Sixty-six million years ago, an asteroid hit Earth with the force of 10 billion atomic bombs and changed the course of evolution.
The sky darkened and plants stopped photosynthesising. The plants died, then the animals that fed on them. The food chain collapsed. More than 90 percent of all species disappeared. When the dust settled, all but a handful of dinosaurs were extinct.
But this catastrophic event made human evolution possible. The surviving mammals thrived, including tiny proto-primates that would evolve inside us.
Imagine if the asteroid had missed and dinosaurs survived. Imagine highly evolved birds of prey planting their flag on the moon. Dinosaur scientists, discovering relativity, or discussing a hypothetical world where, incredibly, mammals have taken over Earth.
This may sound like bad science fiction, but it touches on some deep, philosophical questions about evolution. Is humanity here just by chance, or is the evolution of intelligent tool users inevitable?
Brains, tools, language and large social groups make us the dominant species on the planet.
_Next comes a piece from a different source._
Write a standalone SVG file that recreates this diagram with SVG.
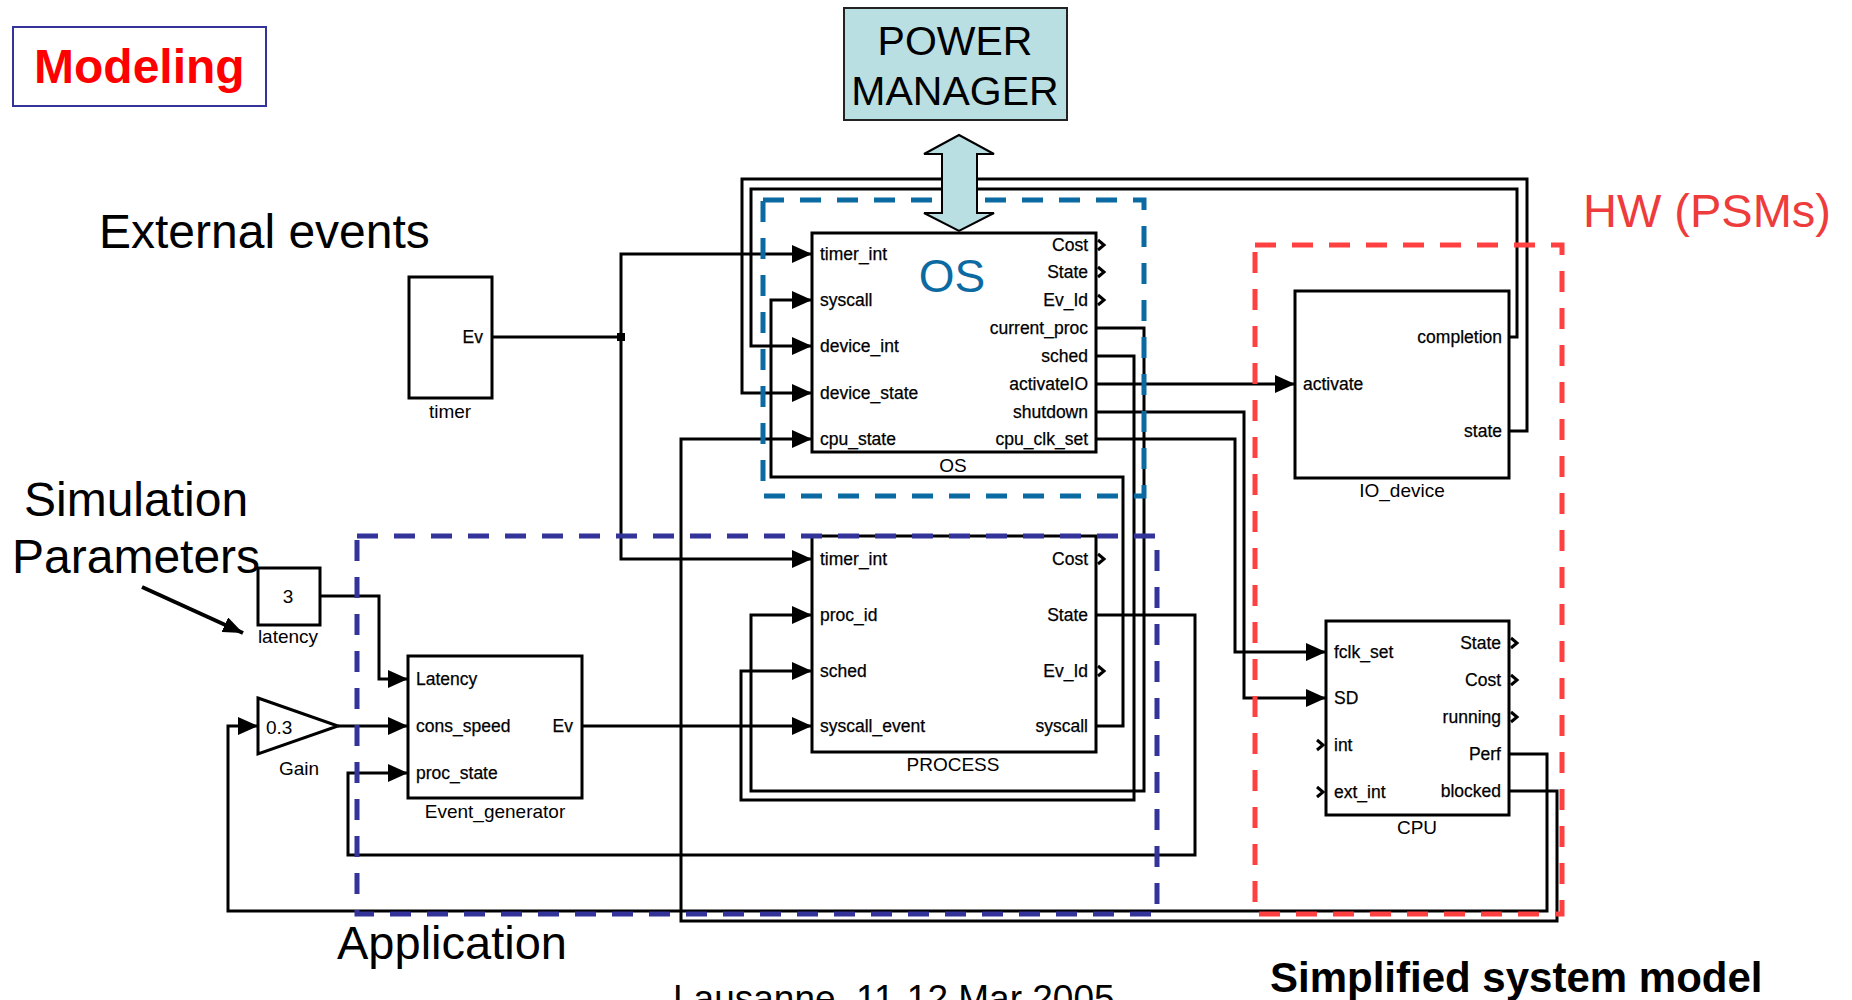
<svg xmlns="http://www.w3.org/2000/svg" width="1852" height="1000" viewBox="0 0 1852 1000">
<defs>
<style>
text{font-family:"Liberation Sans",Arial,sans-serif;fill:#000}
.blk{fill:#fff;stroke:#000;stroke-width:3}
.port{font-size:17.5px;stroke:#000;stroke-width:0.25}
.end{text-anchor:end}
.lbl{font-size:19px;text-anchor:middle}
.w{fill:none;stroke:#000;stroke-width:3}
.wa{fill:none;stroke:#000;stroke-width:3;marker-end:url(#arr)}
.chev{fill:none;stroke:#000;stroke-width:3}
.region{fill:none;stroke-width:5;stroke-dasharray:21 16}
.big{font-size:48px}
</style>
<marker id="arr" viewBox="0 0 20 18" refX="20" refY="9" markerWidth="20" markerHeight="18" markerUnits="userSpaceOnUse" orient="auto"><path d="M0,0 L20,9 L0,18 Z" fill="#000"/></marker>
<marker id="arrBig" viewBox="0 0 20 16" refX="20" refY="8" markerWidth="20" markerHeight="16" markerUnits="userSpaceOnUse" orient="auto"><path d="M0,0 L20,8 L0,16 Z" fill="#000"/></marker>
</defs>
<rect width="1852" height="1000" fill="#fff"/>

<g id="title">
<rect x="13" y="27" width="253" height="79" fill="#fff" stroke="#333399" stroke-width="2"/>
<text x="34" y="83" font-size="48" font-weight="bold" style="fill:#ff0000">Modeling</text>
</g>

<g id="connectors">
<path class="wa" d="M492,337 H621 V254 H812"/>
<path class="wa" d="M621,337 V559 H812"/>
<rect x="617" y="333" width="8" height="8" fill="#000"/>
<path class="wa" d="M1096,726 H1123 V477 H771 V300 H812"/>
<path class="wa" d="M1509,337 H1517 V189 H751 V346 H812"/>
<path class="wa" d="M1509,431 H1527 V179 H742 V393 H812"/>
<path class="wa" d="M1509,791 H1557 V921 H681 V439 H812"/>
<path class="wa" d="M1096,328 H1144 V791 H751 V615 H812"/>
<path class="wa" d="M1096,356 H1134 V800 H741 V671 H812"/>
<path class="wa" d="M1096,384 H1295"/>
<path class="wa" d="M1096,412 H1244 V698 H1326"/>
<path class="wa" d="M1096,439 H1235 V652 H1326"/>
<path class="wa" d="M1096,615 H1195 V855 H348 V773 H408"/>
<path class="wa" d="M582,726 H812"/>
<path class="wa" d="M320,596 H379 V679 H408"/>
<path class="wa" d="M338,726 H408"/>
<path class="wa" d="M1509,754 H1547 V911 H228 V726 H258"/>
</g>

<g id="timer">
<rect class="blk" x="409" y="277" width="83" height="121"/>
<text class="port end" x="483" y="343">Ev</text>
<text class="lbl" x="450" y="418">timer</text>
</g>

<g id="os">
<rect class="blk" x="812" y="233" width="284" height="219"/>
<text class="port" x="820" y="260">timer_int</text>
<text class="port" x="820" y="306">syscall</text>
<text class="port" x="820" y="352">device_int</text>
<text class="port" x="820" y="399">device_state</text>
<text class="port" x="820" y="445">cpu_state</text>
<text class="port end" x="1088" y="251">Cost</text>
<text class="port end" x="1088" y="278">State</text>
<text class="port end" x="1088" y="306">Ev_Id</text>
<text class="port end" x="1088" y="334">current_proc</text>
<text class="port end" x="1088" y="362">sched</text>
<text class="port end" x="1088" y="390">activateIO</text>
<text class="port end" x="1088" y="418">shutdown</text>
<text class="port end" x="1088" y="445">cpu_clk_set</text>
<polyline class="chev" points="1098,240 1104,245 1098,250"/>
<polyline class="chev" points="1098,267 1104,272 1098,277"/>
<polyline class="chev" points="1098,295 1104,300 1098,305"/>
<text class="lbl" x="953" y="472">OS</text>
<text x="952" y="292" font-size="46" text-anchor="middle" style="fill:#0b6aa2">OS</text>
</g>

<g id="process">
<rect class="blk" x="812" y="536" width="284" height="216"/>
<text class="port" x="820" y="565">timer_int</text>
<text class="port" x="820" y="621">proc_id</text>
<text class="port" x="820" y="677">sched</text>
<text class="port" x="820" y="732">syscall_event</text>
<text class="port end" x="1088" y="565">Cost</text>
<text class="port end" x="1088" y="621">State</text>
<text class="port end" x="1088" y="677">Ev_Id</text>
<text class="port end" x="1088" y="732">syscall</text>
<polyline class="chev" points="1098,554 1104,559 1098,564"/>
<polyline class="chev" points="1098,666 1104,671 1098,676"/>
<text class="lbl" x="953" y="771">PROCESS</text>
</g>

<g id="latency">
<rect class="blk" x="258" y="568" width="62" height="57"/>
<text class="lbl" x="288" y="603">3</text>
<text class="lbl" x="288" y="643">latency</text>
</g>

<g id="gain">
<polygon points="258,698 338,726 258,754" fill="#fff" stroke="#000" stroke-width="3"/>
<text x="266" y="734" font-size="19">0.3</text>
<text class="lbl" x="299" y="775">Gain</text>
</g>

<g id="event-generator">
<rect class="blk" x="408" y="656" width="174" height="142"/>
<text class="port" x="416" y="685">Latency</text>
<text class="port" x="416" y="732">cons_speed</text>
<text class="port" x="416" y="779">proc_state</text>
<text class="port end" x="573" y="732">Ev</text>
<text class="lbl" x="495" y="818">Event_generator</text>
</g>

<g id="io-device">
<rect class="blk" x="1295" y="291" width="214" height="187"/>
<text class="port" x="1303" y="390">activate</text>
<text class="port end" x="1502" y="343">completion</text>
<text class="port end" x="1502" y="437">state</text>
<text class="lbl" x="1402" y="497">IO_device</text>
</g>

<g id="cpu">
<rect class="blk" x="1326" y="621" width="183" height="194"/>
<text class="port" x="1334" y="658">fclk_set</text>
<text class="port" x="1334" y="704">SD</text>
<text class="port" x="1334" y="751">int</text>
<text class="port" x="1334" y="798">ext_int</text>
<text class="port end" x="1501" y="649">State</text>
<text class="port end" x="1501" y="686">Cost</text>
<text class="port end" x="1501" y="723">running</text>
<text class="port end" x="1501" y="760">Perf</text>
<text class="port end" x="1501" y="797">blocked</text>
<polyline class="chev" points="1511,638 1517,643 1511,648"/>
<polyline class="chev" points="1511,675 1517,680 1511,685"/>
<polyline class="chev" points="1511,712 1517,717 1511,722"/>
<polyline class="chev" points="1317,740 1323,745 1317,750"/>
<polyline class="chev" points="1317,787 1323,792 1317,797"/>
<text class="lbl" x="1417" y="834">CPU</text>
</g>

<g id="regions">
<rect class="region" x="763" y="200" width="381" height="296" stroke="#0b6aa2"/>
<rect class="region" x="357" y="536" width="800" height="378" stroke="#333399"/>
<rect class="region" x="1255" y="245" width="307" height="669" stroke="#ff4040"/>
</g>

<g id="power-manager">
<rect x="844" y="8" width="223" height="112" fill="#b9dfe2" stroke="#222" stroke-width="2"/>
<text x="955" y="55" font-size="41" text-anchor="middle">POWER</text>
<text x="955" y="105" font-size="41" text-anchor="middle">MANAGER</text>
<path d="M959,135 L994,154 L977,154 L977,213 L994,213 L959,231 L924,213 L942,213 L942,154 L924,154 Z" fill="#b9dfe2" stroke="#000" stroke-width="2"/>
</g>

<g id="annotations">
<text class="big" x="99" y="248">External events</text>
<text class="big" x="24" y="516">Simulation</text>
<text class="big" x="12" y="573">Parameters</text>
<path d="M142,587 L243,633" fill="none" stroke="#000" stroke-width="4" marker-end="url(#arrBig)"/>
<text x="1583" y="227" font-size="47" style="fill:#ee3b3b">HW (PSMs)</text>
<text x="337" y="959" font-size="47">Application</text>
<text x="1270" y="992" font-size="42" font-weight="bold">Simplified system model</text>
<text x="673" y="1011" font-size="37">Lausanne, 11-12 Mar 2005</text>
</g>
</svg>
There are 8 billion homo sapiens on seven continents. By weight, humans outnumber all wild animals.
We have adapted half of Earth’s land to feed ourselves. You could argue that creatures like humans would inevitably evolve.
In the 1980s, paleontologist Dale Russell proposed a thought experiment in which a carnivorous dinosaur evolved into an intelligent tool user. This “dinosaur” had a large brain with opposable thumbs and walked upright.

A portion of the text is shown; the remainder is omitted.